Written exercise: Only the lines from the top of the listing below to the line that has "0.4, 0.45, 0.5];" should be echoed, with both ends kept and pictures left out.

Recorded data:

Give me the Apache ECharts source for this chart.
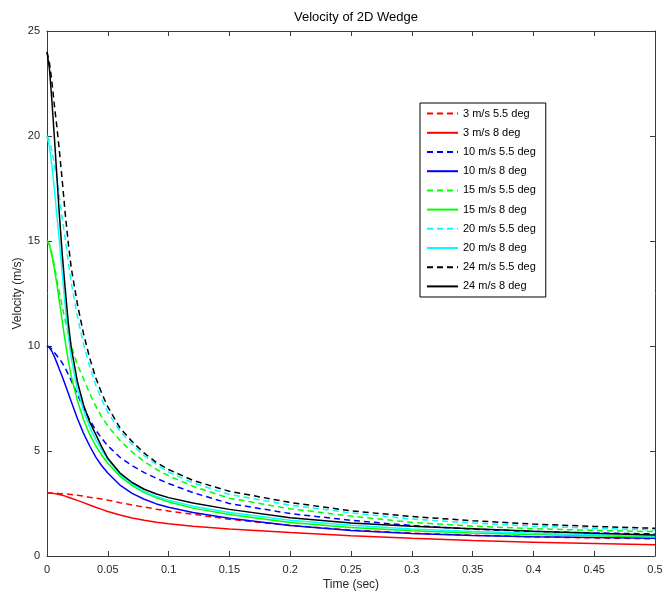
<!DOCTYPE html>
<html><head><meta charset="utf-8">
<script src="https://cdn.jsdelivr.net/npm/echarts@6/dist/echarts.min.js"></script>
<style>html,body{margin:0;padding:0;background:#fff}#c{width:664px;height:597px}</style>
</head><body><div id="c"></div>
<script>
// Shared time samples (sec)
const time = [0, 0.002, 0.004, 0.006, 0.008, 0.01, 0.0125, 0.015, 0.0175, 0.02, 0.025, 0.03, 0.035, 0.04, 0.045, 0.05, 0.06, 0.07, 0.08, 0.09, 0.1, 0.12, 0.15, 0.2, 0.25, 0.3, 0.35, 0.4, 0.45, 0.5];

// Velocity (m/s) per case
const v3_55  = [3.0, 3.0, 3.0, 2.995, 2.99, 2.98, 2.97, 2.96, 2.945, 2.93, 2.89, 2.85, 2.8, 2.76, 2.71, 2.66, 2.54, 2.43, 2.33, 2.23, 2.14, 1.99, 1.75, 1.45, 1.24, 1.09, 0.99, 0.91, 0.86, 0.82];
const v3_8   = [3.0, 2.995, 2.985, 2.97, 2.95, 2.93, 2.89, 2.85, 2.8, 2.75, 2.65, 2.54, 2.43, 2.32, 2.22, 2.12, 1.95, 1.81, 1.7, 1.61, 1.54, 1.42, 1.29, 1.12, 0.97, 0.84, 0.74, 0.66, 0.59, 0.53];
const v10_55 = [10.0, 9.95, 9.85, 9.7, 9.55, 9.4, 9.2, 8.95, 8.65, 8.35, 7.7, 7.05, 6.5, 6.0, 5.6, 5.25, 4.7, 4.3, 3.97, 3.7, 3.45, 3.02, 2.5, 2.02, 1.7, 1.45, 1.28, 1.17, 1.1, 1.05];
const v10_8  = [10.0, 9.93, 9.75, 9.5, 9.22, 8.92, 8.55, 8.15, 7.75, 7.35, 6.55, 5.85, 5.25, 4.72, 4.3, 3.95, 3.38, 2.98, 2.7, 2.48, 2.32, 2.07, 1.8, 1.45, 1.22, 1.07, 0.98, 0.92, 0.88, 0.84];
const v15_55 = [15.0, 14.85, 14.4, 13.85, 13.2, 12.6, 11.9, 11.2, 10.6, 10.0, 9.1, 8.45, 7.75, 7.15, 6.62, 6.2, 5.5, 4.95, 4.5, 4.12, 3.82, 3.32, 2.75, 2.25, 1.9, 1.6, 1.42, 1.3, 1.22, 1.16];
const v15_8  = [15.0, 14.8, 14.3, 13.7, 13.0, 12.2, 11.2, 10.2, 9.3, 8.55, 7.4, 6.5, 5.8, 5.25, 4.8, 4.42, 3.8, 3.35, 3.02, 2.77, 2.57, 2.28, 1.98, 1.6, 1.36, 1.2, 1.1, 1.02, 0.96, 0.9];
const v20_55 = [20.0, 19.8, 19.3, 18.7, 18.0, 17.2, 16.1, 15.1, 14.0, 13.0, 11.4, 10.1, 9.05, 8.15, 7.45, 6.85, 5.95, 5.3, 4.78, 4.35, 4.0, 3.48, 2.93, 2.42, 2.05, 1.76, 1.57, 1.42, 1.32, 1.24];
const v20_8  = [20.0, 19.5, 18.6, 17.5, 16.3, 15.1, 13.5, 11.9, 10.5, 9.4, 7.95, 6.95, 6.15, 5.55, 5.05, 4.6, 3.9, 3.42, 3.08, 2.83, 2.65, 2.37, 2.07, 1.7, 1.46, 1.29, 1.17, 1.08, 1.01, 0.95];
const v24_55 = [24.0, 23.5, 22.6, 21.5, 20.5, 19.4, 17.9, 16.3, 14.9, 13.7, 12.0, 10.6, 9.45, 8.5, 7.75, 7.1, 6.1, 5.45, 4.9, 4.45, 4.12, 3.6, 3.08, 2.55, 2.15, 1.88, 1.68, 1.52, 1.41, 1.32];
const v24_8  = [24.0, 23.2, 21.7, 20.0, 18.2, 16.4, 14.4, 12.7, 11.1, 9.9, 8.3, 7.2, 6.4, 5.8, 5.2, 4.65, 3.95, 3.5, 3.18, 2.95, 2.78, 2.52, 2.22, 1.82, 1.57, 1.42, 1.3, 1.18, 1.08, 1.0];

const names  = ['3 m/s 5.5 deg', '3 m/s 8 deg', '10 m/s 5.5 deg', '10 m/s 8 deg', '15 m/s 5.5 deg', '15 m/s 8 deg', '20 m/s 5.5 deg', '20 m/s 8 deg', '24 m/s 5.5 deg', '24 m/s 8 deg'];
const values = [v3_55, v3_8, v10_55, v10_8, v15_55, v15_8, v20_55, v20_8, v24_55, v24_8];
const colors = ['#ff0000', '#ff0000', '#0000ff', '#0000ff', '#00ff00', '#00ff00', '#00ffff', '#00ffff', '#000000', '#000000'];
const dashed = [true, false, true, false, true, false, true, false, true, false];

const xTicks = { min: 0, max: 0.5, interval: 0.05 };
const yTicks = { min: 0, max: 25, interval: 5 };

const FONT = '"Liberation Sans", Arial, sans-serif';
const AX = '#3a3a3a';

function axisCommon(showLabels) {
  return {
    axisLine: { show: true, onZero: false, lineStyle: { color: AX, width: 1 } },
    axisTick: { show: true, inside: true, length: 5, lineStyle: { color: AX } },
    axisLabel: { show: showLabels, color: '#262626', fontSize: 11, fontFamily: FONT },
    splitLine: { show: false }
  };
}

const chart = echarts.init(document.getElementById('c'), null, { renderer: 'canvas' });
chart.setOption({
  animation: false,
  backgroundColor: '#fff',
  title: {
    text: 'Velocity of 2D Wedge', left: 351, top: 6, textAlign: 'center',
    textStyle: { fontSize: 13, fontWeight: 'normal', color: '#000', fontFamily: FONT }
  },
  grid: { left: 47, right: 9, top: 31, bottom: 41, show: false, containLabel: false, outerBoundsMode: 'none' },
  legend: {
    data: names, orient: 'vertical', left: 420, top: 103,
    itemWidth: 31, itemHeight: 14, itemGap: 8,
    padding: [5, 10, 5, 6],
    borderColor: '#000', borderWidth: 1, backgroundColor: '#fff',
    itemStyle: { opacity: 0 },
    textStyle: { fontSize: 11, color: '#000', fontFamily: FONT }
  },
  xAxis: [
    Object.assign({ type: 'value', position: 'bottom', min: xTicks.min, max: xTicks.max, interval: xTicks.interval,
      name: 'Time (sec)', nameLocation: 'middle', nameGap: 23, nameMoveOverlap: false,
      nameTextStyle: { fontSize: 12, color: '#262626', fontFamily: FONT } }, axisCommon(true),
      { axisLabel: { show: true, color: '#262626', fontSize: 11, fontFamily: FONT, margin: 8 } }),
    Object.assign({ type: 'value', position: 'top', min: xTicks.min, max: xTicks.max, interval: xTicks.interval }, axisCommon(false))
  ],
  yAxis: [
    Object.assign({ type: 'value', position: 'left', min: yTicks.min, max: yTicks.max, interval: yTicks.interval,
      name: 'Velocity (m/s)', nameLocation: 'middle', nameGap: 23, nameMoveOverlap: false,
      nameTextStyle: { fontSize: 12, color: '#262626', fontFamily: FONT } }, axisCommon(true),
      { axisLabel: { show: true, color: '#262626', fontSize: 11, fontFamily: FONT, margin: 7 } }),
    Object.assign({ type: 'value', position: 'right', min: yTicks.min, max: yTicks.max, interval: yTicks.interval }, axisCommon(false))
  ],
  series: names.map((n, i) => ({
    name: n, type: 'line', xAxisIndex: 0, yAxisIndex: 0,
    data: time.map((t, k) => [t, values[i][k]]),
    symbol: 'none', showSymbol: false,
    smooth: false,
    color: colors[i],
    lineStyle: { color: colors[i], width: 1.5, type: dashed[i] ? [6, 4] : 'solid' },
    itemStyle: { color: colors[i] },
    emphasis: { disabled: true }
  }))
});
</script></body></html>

The completed task:
Give me the Apache ECharts source for this chart.
<!DOCTYPE html>
<html><head><meta charset="utf-8">
<script src="https://cdn.jsdelivr.net/npm/echarts@6/dist/echarts.min.js"></script>
<style>html,body{margin:0;padding:0;background:#fff}#c{width:664px;height:597px}</style>
</head><body><div id="c"></div>
<script>
// Shared time samples (sec)
const time = [0, 0.002, 0.004, 0.006, 0.008, 0.01, 0.0125, 0.015, 0.0175, 0.02, 0.025, 0.03, 0.035, 0.04, 0.045, 0.05, 0.06, 0.07, 0.08, 0.09, 0.1, 0.12, 0.15, 0.2, 0.25, 0.3, 0.35, 0.4, 0.45, 0.5];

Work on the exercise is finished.